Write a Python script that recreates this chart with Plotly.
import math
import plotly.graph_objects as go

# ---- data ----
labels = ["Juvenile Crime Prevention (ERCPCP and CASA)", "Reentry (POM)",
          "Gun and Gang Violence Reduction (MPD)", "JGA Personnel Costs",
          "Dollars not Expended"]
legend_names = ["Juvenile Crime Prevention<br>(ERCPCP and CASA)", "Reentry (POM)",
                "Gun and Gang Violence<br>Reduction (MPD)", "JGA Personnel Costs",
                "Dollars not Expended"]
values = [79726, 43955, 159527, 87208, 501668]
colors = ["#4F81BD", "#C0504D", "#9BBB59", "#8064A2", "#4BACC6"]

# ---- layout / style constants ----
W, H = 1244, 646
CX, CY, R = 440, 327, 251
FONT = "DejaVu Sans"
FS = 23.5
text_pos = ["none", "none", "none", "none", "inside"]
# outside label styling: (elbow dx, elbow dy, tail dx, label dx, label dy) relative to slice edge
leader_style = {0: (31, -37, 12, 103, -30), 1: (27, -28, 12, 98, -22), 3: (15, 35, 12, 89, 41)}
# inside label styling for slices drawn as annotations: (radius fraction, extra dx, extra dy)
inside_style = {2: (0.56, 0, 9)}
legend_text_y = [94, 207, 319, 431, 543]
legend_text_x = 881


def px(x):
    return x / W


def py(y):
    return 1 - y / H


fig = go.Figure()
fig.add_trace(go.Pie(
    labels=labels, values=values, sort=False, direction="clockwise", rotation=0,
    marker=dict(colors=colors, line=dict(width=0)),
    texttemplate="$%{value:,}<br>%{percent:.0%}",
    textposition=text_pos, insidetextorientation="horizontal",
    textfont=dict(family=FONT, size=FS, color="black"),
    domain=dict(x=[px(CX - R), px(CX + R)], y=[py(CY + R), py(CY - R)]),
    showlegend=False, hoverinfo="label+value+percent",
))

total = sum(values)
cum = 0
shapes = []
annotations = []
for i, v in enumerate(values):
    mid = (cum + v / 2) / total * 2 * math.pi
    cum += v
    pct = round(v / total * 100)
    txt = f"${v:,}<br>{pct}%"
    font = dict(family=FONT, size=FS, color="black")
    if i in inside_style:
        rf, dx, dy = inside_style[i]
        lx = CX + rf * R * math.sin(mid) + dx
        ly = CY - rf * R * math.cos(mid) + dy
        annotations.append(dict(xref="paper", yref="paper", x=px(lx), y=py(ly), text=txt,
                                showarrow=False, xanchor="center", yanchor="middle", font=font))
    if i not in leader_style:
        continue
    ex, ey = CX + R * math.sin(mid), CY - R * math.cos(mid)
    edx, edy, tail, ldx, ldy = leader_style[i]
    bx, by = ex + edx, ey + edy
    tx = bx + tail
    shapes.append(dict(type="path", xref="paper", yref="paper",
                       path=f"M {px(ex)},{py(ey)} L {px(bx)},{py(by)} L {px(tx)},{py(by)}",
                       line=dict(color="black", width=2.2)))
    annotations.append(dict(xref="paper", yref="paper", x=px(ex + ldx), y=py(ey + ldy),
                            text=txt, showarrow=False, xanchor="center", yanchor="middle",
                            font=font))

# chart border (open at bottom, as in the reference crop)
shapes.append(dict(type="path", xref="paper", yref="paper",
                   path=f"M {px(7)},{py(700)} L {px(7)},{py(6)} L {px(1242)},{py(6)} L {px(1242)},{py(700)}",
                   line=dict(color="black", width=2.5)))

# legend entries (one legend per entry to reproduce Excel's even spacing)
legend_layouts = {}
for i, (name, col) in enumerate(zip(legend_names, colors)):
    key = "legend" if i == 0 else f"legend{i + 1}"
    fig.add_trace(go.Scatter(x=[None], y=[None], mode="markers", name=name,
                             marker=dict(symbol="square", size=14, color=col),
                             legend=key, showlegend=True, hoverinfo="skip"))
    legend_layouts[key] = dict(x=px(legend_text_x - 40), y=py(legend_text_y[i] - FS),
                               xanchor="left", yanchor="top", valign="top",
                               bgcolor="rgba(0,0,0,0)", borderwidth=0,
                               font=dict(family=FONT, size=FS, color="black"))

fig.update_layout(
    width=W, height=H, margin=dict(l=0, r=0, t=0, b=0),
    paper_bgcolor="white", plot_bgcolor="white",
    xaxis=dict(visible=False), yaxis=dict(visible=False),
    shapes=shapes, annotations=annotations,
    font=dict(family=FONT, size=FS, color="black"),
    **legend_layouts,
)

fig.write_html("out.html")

__________________________________________________

_Problem to solve:_
The listing above must be transcribed exactly, line by line.

_Worked answer:_
Write a Python script that recreates this chart with Plotly.
import math
import plotly.graph_objects as go

# ---- data ----
labels = ["Juvenile Crime Prevention (ERCPCP and CASA)", "Reentry (POM)",
          "Gun and Gang Violence Reduction (MPD)", "JGA Personnel Costs",
          "Dollars not Expended"]
legend_names = ["Juvenile Crime Prevention<br>(ERCPCP and CASA)", "Reentry (POM)",
                "Gun and Gang Violence<br>Reduction (MPD)", "JGA Personnel Costs",
                "Dollars not Expended"]
values = [79726, 43955, 159527, 87208, 501668]
colors = ["#4F81BD", "#C0504D", "#9BBB59", "#8064A2", "#4BACC6"]

# ---- layout / style constants ----
W, H = 1244, 646
CX, CY, R = 440, 327, 251
FONT = "DejaVu Sans"
FS = 23.5
text_pos = ["none", "none", "none", "none", "inside"]
# outside label styling: (elbow dx, elbow dy, tail dx, label dx, label dy) relative to slice edge
leader_style = {0: (31, -37, 12, 103, -30), 1: (27, -28, 12, 98, -22), 3: (15, 35, 12, 89, 41)}
# inside label styling for slices drawn as annotations: (radius fraction, extra dx, extra dy)
inside_style = {2: (0.56, 0, 9)}
legend_text_y = [94, 207, 319, 431, 543]
legend_text_x = 881


def px(x):
    return x / W


def py(y):
    return 1 - y / H


fig = go.Figure()
fig.add_trace(go.Pie(
    labels=labels, values=values, sort=False, direction="clockwise", rotation=0,
    marker=dict(colors=colors, line=dict(width=0)),
    texttemplate="$%{value:,}<br>%{percent:.0%}",
    textposition=text_pos, insidetextorientation="horizontal",
    textfont=dict(family=FONT, size=FS, color="black"),
    domain=dict(x=[px(CX - R), px(CX + R)], y=[py(CY + R), py(CY - R)]),
    showlegend=False, hoverinfo="label+value+percent",
))

total = sum(values)
cum = 0
shapes = []
annotations = []
for i, v in enumerate(values):
    mid = (cum + v / 2) / total * 2 * math.pi
    cum += v
    pct = round(v / total * 100)
    txt = f"${v:,}<br>{pct}%"
    font = dict(family=FONT, size=FS, color="black")
    if i in inside_style:
        rf, dx, dy = inside_style[i]
        lx = CX + rf * R * math.sin(mid) + dx
        ly = CY - rf * R * math.cos(mid) + dy
        annotations.append(dict(xref="paper", yref="paper", x=px(lx), y=py(ly), text=txt,
                                showarrow=False, xanchor="center", yanchor="middle", font=font))
    if i not in leader_style:
        continue
    ex, ey = CX + R * math.sin(mid), CY - R * math.cos(mid)
    edx, edy, tail, ldx, ldy = leader_style[i]
    bx, by = ex + edx, ey + edy
    tx = bx + tail
    shapes.append(dict(type="path", xref="paper", yref="paper",
                       path=f"M {px(ex)},{py(ey)} L {px(bx)},{py(by)} L {px(tx)},{py(by)}",
                       line=dict(color="black", width=2.2)))
    annotations.append(dict(xref="paper", yref="paper", x=px(ex + ldx), y=py(ey + ldy),
                            text=txt, showarrow=False, xanchor="center", yanchor="middle",
                            font=font))

# chart border (open at bottom, as in the reference crop)
shapes.append(dict(type="path", xref="paper", yref="paper",
                   path=f"M {px(7)},{py(700)} L {px(7)},{py(6)} L {px(1242)},{py(6)} L {px(1242)},{py(700)}",
                   line=dict(color="black", width=2.5)))

# legend entries (one legend per entry to reproduce Excel's even spacing)
legend_layouts = {}
for i, (name, col) in enumerate(zip(legend_names, colors)):
    key = "legend" if i == 0 else f"legend{i + 1}"
    fig.add_trace(go.Scatter(x=[None], y=[None], mode="markers", name=name,
                             marker=dict(symbol="square", size=14, color=col),
                             legend=key, showlegend=True, hoverinfo="skip"))
    legend_layouts[key] = dict(x=px(legend_text_x - 40), y=py(legend_text_y[i] - FS),
                               xanchor="left", yanchor="top", valign="top",
                               bgcolor="rgba(0,0,0,0)", borderwidth=0,
                               font=dict(family=FONT, size=FS, color="black"))

fig.update_layout(
    width=W, height=H, margin=dict(l=0, r=0, t=0, b=0),
    paper_bgcolor="white", plot_bgcolor="white",
    xaxis=dict(visible=False), yaxis=dict(visible=False),
    shapes=shapes, annotations=annotations,
    font=dict(family=FONT, size=FS, color="black"),
    **legend_layouts,
)

fig.write_html("out.html")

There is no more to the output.